There was an almost perfect argument for why absolute birthright citizenship for all shouldn’t exist that happened just the other day.
https://www.cnn.com/2025/04/17/us/lopez-gomez-citizen-detained-ice-florida/index.html

He was born here- of Mexican parents, and whisked off to a Mexican village before the age of 1. Not fluent- and therefore, not literate in English. Or, tellingly, Spanish. Speaks the Mayan language Tzotzil, which has no written form, so he’s not literate in that either.

If you’re going to insist he’s a citizen of the USA- then you also need to charge both his parents with child abuse for failing to see he received a proper education.

Born here, whisked away, returned with no no knowledge of laws or society in the USA. And, under Mexican law, having two Mexican parents, a Mexican citizen. Dual citizenship is another category that needs to be eliminated. Age 18- choose. Period.
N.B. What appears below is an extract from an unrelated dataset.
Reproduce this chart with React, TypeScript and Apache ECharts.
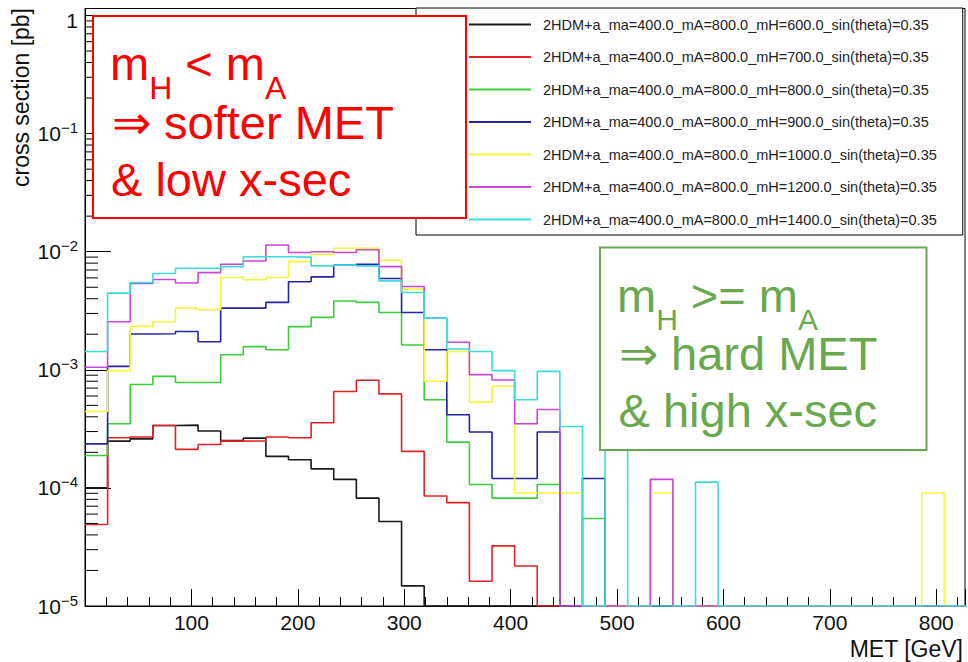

Can we excuse the police for detaining him? Absolutely. A complete failure to be able to communicate- on his part. Expecting police in the USA to speak the Mayan language Tzotzil is a pipe dream. Actually, expecting anyone nearby to have even heard of the Mayan language Tzotzil is unrealistic.

    gospace in reply to gospace. | April 18, 2025 at 6:50 pm

    The parent’s immigration status when he was born here was left unsaid. In any news article I glance at. Likely because they were here unlawfully.

    Milhouse in reply to gospace. | April 21, 2025 at 2:49 am

    The constitution disagrees with you. He is a US citizen, and it makes no difference what anyone thinks of it.

    And when the police arrest someone they are required to find someone who can speak his language, so they can make him aware of his rights, and so they can question him.

    They certainly can’t assume he’s not a US citizen just because he doesn’t speak English. There are many US citizens, born in PR, who speak no English. And from the founding until WW1 there were tens of thousands of US citizens who spoke only German.

    Dual citizenship has been a fact since the very beginning of the USA, and there’s nothing US law can do about it. Dual citizenship was the official cause for the War of 1812.